His parents’ home, where he and his family stay when they are stateside, is decorated with items from his last stint there, including paintings, a bow and a ceremonial hat.

The appeal, he said, is similar to the people who love to visit Montana.

“It’s just a wide-open country,” he said. “There are less than 3 million people, but the length of the country is roughly the distances from Washington, D.C., to Denver.”

Though Ulan Bator is known as the world’s coldest capital city, Addleton said, the Mongolians are an outdoorsy people, excelling in sports, from archery to horseback riding.

Mongolia, situated between Russia to the north and China to the south, used to be under communist rule until the collapse of the Soviet Union in the early ’90s. While it still remains on reasonably good terms with both countries, Mongolia is working hard on its “third neighbor” policy, developing relationships with countries all over the world, including the United States, Addleton said.

Addleton, whose younger sister is Macon City Councilwoman Nancy White, said he developed his interest in other countries at an early age, thanks to the missionary work of his parents, Hubert and Bettie. An avid reader of newspapers and newsmagazines, Addleton initially embarked in a journalism career after graduating from the prestigious Medill School of Journalism at Northwestern University.

He worked as an intern and briefly as a reporter at The Telegraph, but he decided he wanted to be more active in helping change the world.
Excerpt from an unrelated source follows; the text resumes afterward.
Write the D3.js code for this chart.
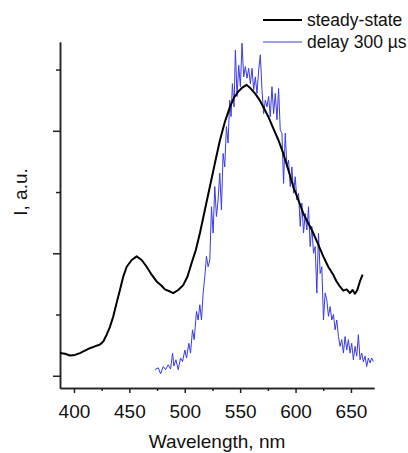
<!DOCTYPE html>
<html>
<head>
<meta charset="utf-8">
<script src="https://cdn.jsdelivr.net/npm/d3@7"></script>
<style>
  body { margin: 0; background: #fff; }
  svg text { font-family: "Liberation Sans", Arial, sans-serif; fill: #111; }
  .axis path, .axis line { stroke: #222; stroke-width: 1.5; }
</style>
</head>
<body>
<div id="vis"></div>
<script>
// steady-state spectrum (wavelength nm, intensity a.u.)
var steadyWl = [387.4, 391.9, 396.4, 400.9, 405.4, 409.9, 414.4, 418.9, 423.5, 426.5, 429.5, 432.5, 435.5,
  438.5, 441.5, 444.5, 447.6, 452.1, 456.6, 461.1, 465.6, 470.1, 474.6, 479.1, 482.1, 486.1, 489.6, 494.1,
  498.6, 502.5, 506.2, 510.1, 513.7, 518.2, 522.7, 527.2, 531.8, 536.3, 540.8, 544.7, 548.3, 552.2, 555.9,
  559.5, 563.4, 567.3, 570.9, 575.4, 579.9, 584.5, 588.9, 593.5, 597.9, 602.5, 607.0, 611.5, 616.0, 620.5,
  625.0, 629.5, 634.0, 637.0, 640.0, 643.1, 646.1, 649.1, 651.5, 653.6, 655.7, 658.1, 660.5];
var steadyI = [0.37, 0.36, 0.33, 0.34, 0.37, 0.41, 0.45, 0.48, 0.51, 0.56, 0.67, 0.80, 0.97,
  1.19, 1.40, 1.62, 1.78, 1.89, 1.95, 1.89, 1.78, 1.65, 1.54, 1.47, 1.41, 1.38, 1.35, 1.40,
  1.48, 1.62, 1.84, 2.06, 2.33, 2.71, 3.09, 3.47, 3.85, 4.15, 4.39, 4.55, 4.64, 4.71, 4.75,
  4.69, 4.61, 4.51, 4.39, 4.23, 4.04, 3.85, 3.63, 3.36, 3.09, 2.87, 2.65, 2.49, 2.33, 2.14,
  1.95, 1.78, 1.65, 1.54, 1.46, 1.39, 1.41, 1.35, 1.40, 1.34, 1.40, 1.54, 1.65];

// delayed (300 us) spectrum
var delayWl = [473.1, 476.1, 478.2, 480.6, 482.7, 485.1, 487.2, 489.0, 490.2, 492.0, 494.1, 496.2, 498.0,
  500.1, 501.6, 503.7, 505.2, 507.0, 508.5, 510.6, 512.1, 513.6, 515.1, 516.6, 518.1, 519.6, 521.1, 522.6,
  524.1, 525.6, 527.1, 528.6, 530.1, 531.6, 533.1, 534.6, 536.1, 537.6, 539.1, 540.6, 541.8, 543.0, 544.5,
  545.7, 547.2, 548.7, 550.2, 551.7, 553.2, 554.7, 556.2, 557.7, 559.2, 560.7, 562.2, 563.7, 565.2, 566.7,
  568.2, 569.7, 571.2, 572.7, 574.2, 575.7, 577.2, 578.7, 580.2, 581.7, 583.2, 584.7, 586.2, 587.7, 589.2,
  590.7, 592.2, 593.7, 595.2, 596.7, 598.2, 599.7, 601.2, 602.7, 604.2, 605.7, 607.2, 608.7, 610.2, 611.7,
  613.2, 614.7, 616.2, 617.7, 619.2, 620.7, 622.2, 623.7, 625.2, 626.7, 628.2, 629.7, 631.2, 632.7, 634.2,
  635.7, 637.2, 638.7, 640.2, 641.7, 643.2, 644.7, 646.2, 647.7, 649.2, 650.7, 652.2, 653.7, 655.2, 656.7,
  658.2, 659.7, 661.2, 662.7, 664.2, 665.7, 667.2, 668.7, 670.2];
var delayI = [0.10, 0.13, 0.03, 0.15, 0.10, 0.18, 0.11, 0.37, 0.16, 0.26, 0.10, 0.29, 0.23,
  0.42, 0.29, 0.53, 0.37, 0.75, 0.59, 1.05, 0.91, 1.16, 0.91, 1.35, 1.62, 1.95, 1.78, 1.89,
  2.76, 2.33, 3.09, 2.60, 2.87, 3.31, 2.71, 3.63, 3.41, 4.07, 3.80, 4.50, 4.23, 4.77, 4.39,
  5.32, 4.56, 5.07, 4.72, 5.43, 4.88, 5.05, 4.86, 5.02, 4.77, 5.02, 4.67, 4.88, 4.61, 4.99,
  5.24, 4.67, 4.28, 4.50, 4.39, 4.56, 4.23, 4.72, 4.28, 4.61, 4.18, 4.69, 4.01, 3.96, 3.14,
  3.96, 3.41, 3.52, 3.09, 3.41, 2.98, 3.25, 2.87, 2.98, 2.44, 2.82, 2.33, 2.65, 2.38, 2.76,
  2.11, 2.44, 2.00, 2.11, 1.35, 2.33, 1.67, 1.78, 0.91, 1.35, 1.24, 0.97, 1.13, 0.91, 1.00,
  0.75, 0.91, 0.64, 0.48, 0.59, 0.37, 0.64, 0.42, 0.59, 0.37, 0.53, 0.26, 0.48, 0.32, 0.67,
  0.26, 0.37, 0.23, 0.32, 0.15, 0.29, 0.21, 0.29, 0.23];

var xMajor = [400, 450, 500, 550, 600, 650];
var xMinor = [425, 475, 525, 575, 625];
var yMajor = [0, 2, 4];
var yMinor = [1, 3, 5];

var seriesNames = ["steady-state", "delay 300 \u00b5s"];
var seriesColors = ["#000000", "#3a3ae6"];

var width = 408, height = 453;
var svg = d3.select("#vis").append("svg")
    .attr("width", width)
    .attr("height", height);

var x = d3.scaleLinear().domain([387.4, 670.8]).range([60, 374]);
var y = d3.scaleLinear().domain([-0.2, 5.45]).range([388, 42]);

// axes
svg.append("g")
    .attr("class", "axis")
    .attr("transform", "translate(0,388)")
    .call(d3.axisBottom(x).tickValues(xMinor).tickSize(3).tickSizeOuter(0).tickFormat(""));
var xAxis = svg.append("g")
    .attr("class", "axis")
    .attr("transform", "translate(0,388)")
    .call(d3.axisBottom(x).tickValues(xMajor).tickSize(5).tickSizeOuter(0).tickPadding(11.5));
xAxis.selectAll("text").style("font-size", "19px");

svg.append("g")
    .attr("class", "axis")
    .attr("transform", "translate(60,0)")
    .call(d3.axisLeft(y).tickValues(yMinor).tickSize(4).tickSizeOuter(0).tickFormat(""));
svg.append("g")
    .attr("class", "axis")
    .attr("transform", "translate(60,0)")
    .call(d3.axisLeft(y).tickValues(yMajor).tickSize(7).tickSizeOuter(0).tickFormat(""));

svg.append("text")
    .attr("x", 217)
    .attr("y", 448)
    .attr("text-anchor", "middle")
    .style("font-size", "19px")
    .text("Wavelength, nm");

svg.append("text")
    .attr("transform", "translate(27,192) rotate(-90)")
    .attr("text-anchor", "middle")
    .style("font-size", "19px")
    .text("I, a.u.");

// lines
var line = d3.line()
    .x(function(d) { return x(d[0]); })
    .y(function(d) { return y(d[1]); });

var steady = d3.zip(steadyWl, steadyI);
var delay = d3.zip(delayWl, delayI);

svg.append("path")
    .datum(delay)
    .attr("fill", "none")
    .attr("stroke", seriesColors[1])
    .attr("stroke-width", 1)
    .attr("d", line);

svg.append("path")
    .datum(steady)
    .attr("fill", "none")
    .attr("stroke", seriesColors[0])
    .attr("stroke-width", 2)
    .attr("stroke-linejoin", "round")
    .attr("d", line);

// legend
var legend = svg.append("g").attr("class", "legend");
var legendRows = [20, 42];
seriesNames.forEach(function(name, i) {
  legend.append("line")
      .attr("x1", 263).attr("x2", 302)
      .attr("y1", legendRows[i]).attr("y2", legendRows[i])
      .attr("stroke", seriesColors[i])
      .attr("stroke-width", i == 0 ? 2 : 1);
  legend.append("text")
      .attr("x", 307)
      .attr("y", legendRows[i] + 6)
      .style("font-size", "17.5px")
      .text(name);
});
</script>
</body>
</html>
He has worked in foreign service since President Ronald Reagan’s time in office.

“Growing up with the work my parents did, I saw the poverty in the world,” he said. “Some of the choices I made had an impact on my life.”

It could be the same for Addleton’s three children.

His oldest son, Iain, is a freshman at Davidson College. Iain already has worked as an intern in the office of Sen. Johnny Isakson, R-Ga., and as a volunteer in Obama’s presidential campaign.

“I guess he covers both sides of the aisle,” Jonathan Addleton said with a chuckle.

The Addletons’ middle son, Cameron, 16, is a junior at Mount de Sales Academy and will stay in Macon with his grandparents.

“In some ways, it will be difficult, because we are missing out on his everyday life,” Fiona Addleton said. “But he’s got a lot of friends here, his grandparents here, his soccer, a great support system.”

Their daughter, Catriona, 14, will accompany the couple to Mongolia and attend high school there.

“I’ve already lived there, so I expect it to be a good experience,” said Catriona, who will be attending the same international school she attended the first time she was there. “I like the scenery. The views are amazing.”

Since the typical service time for an ambassador is three years, Addleton said, he doesn’t know if Catriona will come back to Macon to finish high school or will stay in Mongolia for the duration of her high school career.

“(The kids) having stability for their 11th- and 12th-grade years is very important to us,” he said.